Ursula von der Leyen, President of the European Commission, said: “It is now twenty years that we, European people, can carry Europe in our pockets. The euro is not just one of the most powerful currencies in the world. It is, first and foremost, a symbol of European unity. <…> The euro is also the currency of the future, and in the coming years it will become a digital currency too. The euro also reflects our values. The world we want to live in. It is the global currency for sustainable investments. We can all be proud of that.”
Facts about the euro
2nd most important currency in the world
The proportion of international payments made in euros and US dollars is roughly equal and the euro is the world’s second favourite currency for borrowing, lending and central bank reserves. Over half of global green bond issuance is denominated in euro.
340 million Europeans
The euro is shared by over 340 million Europeans. Sixty countries and territories, representing 175 million people, have pegged their own currencies to the euro either directly or indirectly.
27.4 billion banknotes
In August 2021, there were 27.4 billion euro banknotes in circulation with a value of about €1.5 trillion.
€50 note most used
The 50 euro note is the most widely used in the euro area, with more than 13 billion banknotes in circulation.
140 billion coins
There are almost 140 billion coins in circulation, with a total value of over €31 billion.
Did you know?
The euro symbol – € – was inspired by the Greek letter epsilon (Є), a reference to the cradle of European civilisation. It also stands for the first letter of the word ‘Europe’ in the Latin alphabet, while the two parallel lines running through the symbol signify stability.
The design of the euro banknotes is based on the different architectural styles that have emerged throughout Europe’s history and have marked its culture. On the front of the banknotes, windows and doorways symbolise the European spirit of openness and cooperation. On the back, bridges symbolise communication between the people of Europe and between Europe and the rest of the world.
The styles shown are:
- €5: Classical
- €10: Romanesque
- €20: Gothic
- €50: Renaissance
- €100: Baroque and rococo
- €200: 19th century iron and glass architecture
The euro coins have a common side and a national side.
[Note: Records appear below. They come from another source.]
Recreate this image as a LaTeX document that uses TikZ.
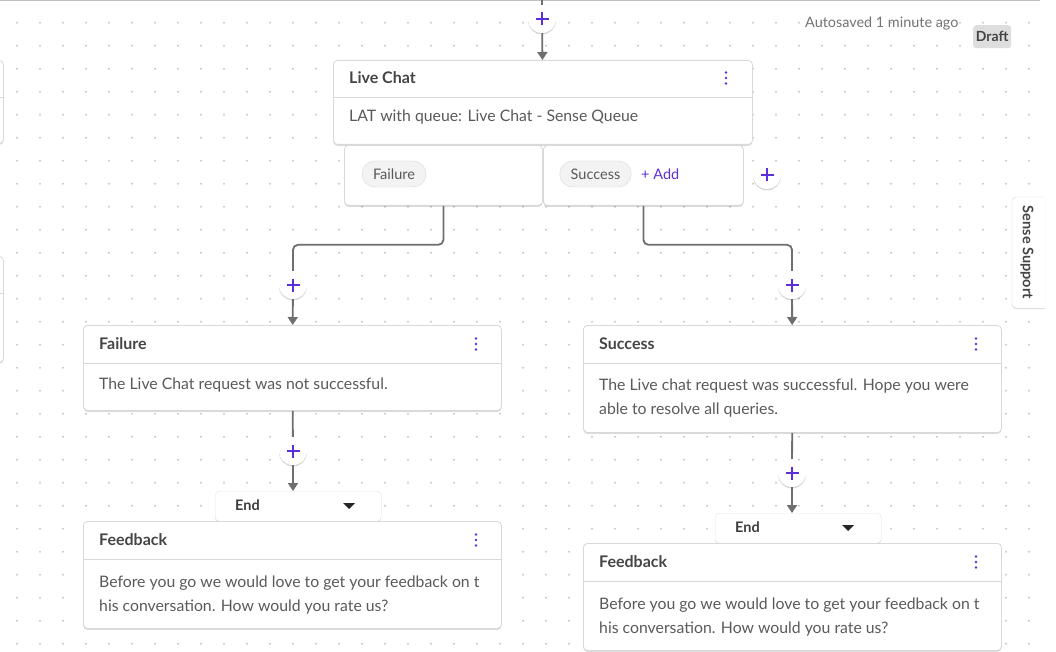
\documentclass[tikz,border=0pt]{standalone}
\usepackage{fontspec}
\setmainfont{Lato}
\usetikzlibrary{arrows.meta,shadows}
\definecolor{accent}{HTML}{5B2FD9}
\definecolor{dotc}{HTML}{C9C9C9}
\definecolor{cardborder}{HTML}{D9D9D9}
\definecolor{conncol}{HTML}{6F6F6F}
\definecolor{titlecol}{HTML}{454545}
\definecolor{bodycol}{HTML}{5A5A5A}
\definecolor{pillfill}{HTML}{F3F3F3}
\tikzset{
  card/.style={draw=cardborder, line width=0.8pt, fill=white, rounded corners=4pt, anchor=north west, inner sep=0pt,
    drop shadow={shadow xshift=0pt, shadow yshift=-1.5pt, opacity=0.14, fill=black}},
  plusbtn/.style={circle, fill=white, minimum size=28pt, inner sep=0pt,
    drop shadow={shadow xshift=0pt, shadow yshift=-1.5pt, opacity=0.16, fill=black},
    path picture={\draw[accent, line width=1.7pt] (path picture bounding box.center) ++(-6.5pt,0) -- ++(13pt,0)
      (path picture bounding box.center) ++(0,-6.5pt) -- ++(0,13pt);}},
  conn/.style={draw=conncol, line width=1.8pt},
  arr/.style={conn, -{Triangle[width=10pt,length=8pt]}},
  title/.style={anchor=west, inner sep=0pt, text=titlecol, font=\bfseries\fontsize{16}{18}\selectfont},
  body/.style={anchor=west, inner sep=0pt, text=bodycol, align=left, font=\fontsize{15.8}{24}\selectfont},
  pill/.style={draw=cardborder, fill=pillfill, rounded corners=13pt, minimum height=26pt, inner xsep=11pt, text=titlecol!90, font=\fontsize{14.5}{16}\selectfont},
  endbox/.style={draw=cardborder!70, fill=white, rounded corners=4pt, anchor=north west, inner sep=0pt,
    drop shadow={shadow xshift=0pt, shadow yshift=-1pt, opacity=0.12, fill=black}},
  endtxt/.style={anchor=west, inner sep=0pt, text=titlecol!90!black, font=\bfseries\fontsize{14.5}{16}\selectfont},
  kebab/.pic={\fill[accent] (0,-5.5) circle (1.4) (0,0) circle (1.4) (0,5.5) circle (1.4);},
  caret/.pic={\fill[black!85] (-6,-3) -- (6,-3) -- (0,3) -- cycle;},
  sep/.style={draw=cardborder, line width=0.8pt}
}
\begin{document}
\begin{tikzpicture}[x=1pt,y=-1pt]
\useasboundingbox (0,0) rectangle (1056,652);
\fill[white] (0,0) rectangle (1056,652);
% dotted grid
\foreach \xx in {17,40,...,1040} \foreach \yy in {22.7,45.7,...,652} \fill[dotc] (\xx,\yy) circle (1.1);
% right side strip and top edge
\fill[white] (1041,0) rectangle (1056,652);
\draw[draw=black!25, line width=1pt] (0,0.5) -- (1040,0.5);

% partial cards on left edge
\node[card, minimum width=23pt, minimum height=83pt] (lp1) at (-20,60) {};
\draw[sep] (-20,97) -- (3,97);
\node[card, minimum width=23pt, minimum height=106pt] (lp2) at (-20,256) {};
\draw[sep] (-20,293) -- (3,293);

% autosave / draft
\node[anchor=west, inner sep=0pt, text=black!55, font=\fontsize{14.4}{16}\selectfont] (auto) at (805,24) {Autosaved 1 minute ago};
\node[fill=black!13, rounded corners=3pt, anchor=north west, minimum width=38pt, minimum height=23pt, inner sep=0pt, text=titlecol, font=\bfseries\fontsize{14}{16}\selectfont] (draft) at (973,25) {Draft};

% sense support tab
\draw[draw=cardborder, fill=white, rounded corners=4pt, drop shadow={shadow xshift=0pt, shadow yshift=-1pt, opacity=0.12, fill=black}] (1045,197) -- (1012,197) -- (1012,308) -- (1045,308);
\node[rotate=-90, inner sep=0pt, text=titlecol, font=\bfseries\fontsize{14.5}{16}\selectfont] (tab) at (1027,252.5) {Sense Support};

% ---- Live Chat card
\node[plusbtn] (p0) at (542,19) {};
\coordinate (top) at (542,0);
\draw[conn] (top) -- (p0);

\node[card, minimum width=419pt, minimum height=84pt] (lc) at (333,60) {};
\draw[sep] (333,97) -- (752,97);
\node[title] (lct) at (349,78) {Live Chat};
\pic at (726,78) {kebab};
\node[body] (lcb) at (349,117) {LAT with queue: Live Chat - Sense Queue};
\draw[arr] (p0) -- (lc);

% branch boxes
\node[card, minimum width=198pt, minimum height=60pt] (fbr) at (344,145) {};
\node[card, minimum width=200pt, minimum height=60pt] (sbr) at (543,145) {};
\node[pill] (fpill) at (394,174) {Failure};
\node[pill] (spill) at (595.5,174) {Success};
\node[anchor=west, inner sep=0pt, text=accent, font=\fontsize{14.5}{16}\selectfont] (add) at (641,174) {+ Add};
\node[plusbtn] (padd) at (767,175) {};

% ---- Failure branch
\node[plusbtn] (pf) at (293,285) {};
\node[card, minimum width=418pt, minimum height=85pt] (fail) at (83,325) {};
\draw[sep] (83,363) -- (501,363);
\node[title] (failt) at (99,344) {Failure};
\pic at (476,344) {kebab};
\node[body] (failb) at (99,385.5) {The Live Chat request was not successful.};
\draw[conn, rounded corners=5pt] (fbr.south) -- ++(0,39) -| (pf);
\draw[arr] (pf) -- (fail);

\node[plusbtn] (pf2) at (293,451) {};
\draw[conn] (fail) -- (pf2);
\node[endbox, minimum width=166pt, minimum height=30pt] (endl) at (215,491) {};
\node[endtxt] (endlt) at (235,505.5) {End};
\pic at (349,506) {caret};
\draw[arr] (pf2) -- (pf2 |- endl.north);

\node[card, minimum width=418pt, minimum height=107pt] (fbl) at (83,521) {};
\draw[sep] (83,559) -- (501,559);
\node[title] (fblt) at (99,540) {Feedback};
\pic at (476,540) {kebab};
\node[body, anchor=north west] (fblb) at (99,576) {Before you go we would love to get your feedback on t\\his conversation. How would you rate us?};

% ---- Success branch
\node[plusbtn] (ps) at (792,285) {};
\node[card, minimum width=418pt, minimum height=107pt] (succ) at (583,325) {};
\draw[sep] (583,363) -- (1001,363);
\node[title] (succt) at (599,344) {Success};
\pic at (976,344) {kebab};
\node[body, anchor=north west] (succb) at (599,379) {The Live chat request was successful. Hope you were\\able to resolve all queries.};
\draw[conn, rounded corners=5pt] (sbr.south) -- ++(0,39) -| (ps);
\draw[arr] (ps) -- (succ);

\node[plusbtn] (ps2) at (792,473) {};
\draw[conn] (succ) -- (ps2);
\node[endbox, minimum width=166pt, minimum height=30pt] (endr) at (715,513) {};
\node[endtxt] (endrt) at (735,527.5) {End};
\pic at (848,528) {caret};
\draw[arr] (ps2) -- (ps2 |- endr.north);

\node[card, minimum width=418pt, minimum height=107pt] (fbr2) at (583,543) {};
\draw[sep] (583,581) -- (1001,581);
\node[title] (fbrt) at (599,562) {Feedback};
\pic at (976,562) {kebab};
\node[body, anchor=north west] (fbrb) at (599,598) {Before you go we would love to get your feedback on t\\his conversation. How would you rate us?};
\end{tikzpicture}
\end{document}
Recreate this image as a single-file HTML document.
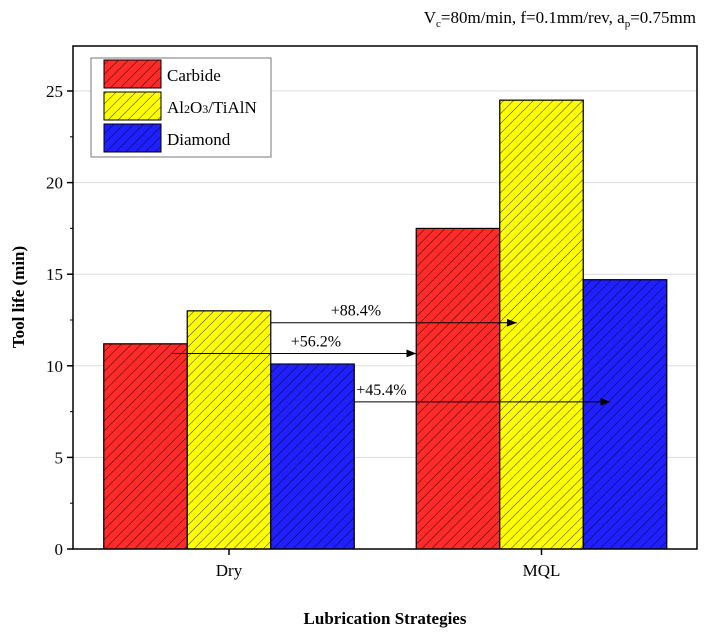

The national sides indicate the issuing country, whereas the common sides show images of the European Union or of Europe and symbolise the unity of the EU.
“Euro” in Cyrillic
On banknotes of the Europa series, the name of the currency has been written in the Cyrillic alphabet (EBPO) since Bulgaria joined the European Union in 2007, in addition to the Latin (EURO) and Greek (EYPΩ) alphabets.
Key milestones of a long journey to the euro
The euro has come a long way from the early discussions on an Economic and Monetary Union in the late 1960s.
Europe's leaders set up a high-level group led by Pierre Werner, the Luxembourg Prime Minister at the time, to report on how an Economic and Monetary Union (EMU) could be achieved within 10 years. The resulting report is issued in October 1970.
Specific steps towards a single currency were first approached in 1988 by the Delors Committee: ‘one market, one money’.
The Maastricht Treaty marked a decisive moment in the move towards the euro, as political leaders signed on the criteria that Member States had to meet to adopt the single currency.
1994 – 1998
The European Monetary Institute (EMI) started its preparatory work in Frankfurt for the European Central Bank (ECB) to assume its responsibility for monetary policy in the euro area. As a result, on 1 June 1998, the ECB became operational.
The euro was launched in 11 Member States as an accounting currency on financial markets and used for electronic payments.
2002 and onwards
It was finally on 1 January 2002 when Austria, Belgium, Finland, France, Germany, Greece, Ireland, Italy, Luxembourg, the Netherlands, Portugal and Spain swapped their national notes and coins for euros. Slovenia joined the euro area in 2007, followed by Cyprus and Malta (2008), Slovakia (2009), Estonia (2011), Latvia (2014) and Lithuania (2015). Currently, Croatia is taking the preparatory steps to join the euro area, which it plans to do on 1 January 2023, provided it fulfils all the convergence criteria.
Exploring a digital euro
As it celebrates this 20th anniversary, the EU continues the work to strengthen the international role of the euro and adapt it to new challenges, including the rapid digitalisation of the economy and the development of virtual currencies.
The Commission and the ECB are currently investigating whether to create a digital euro. A digital form of central bank money would offer greater choice to consumers and businesses. Given its potential as an innovative and safe means of payment, a digital euro could support the EU’s digital transition with possibly new financial services and also increase the international role of the euro.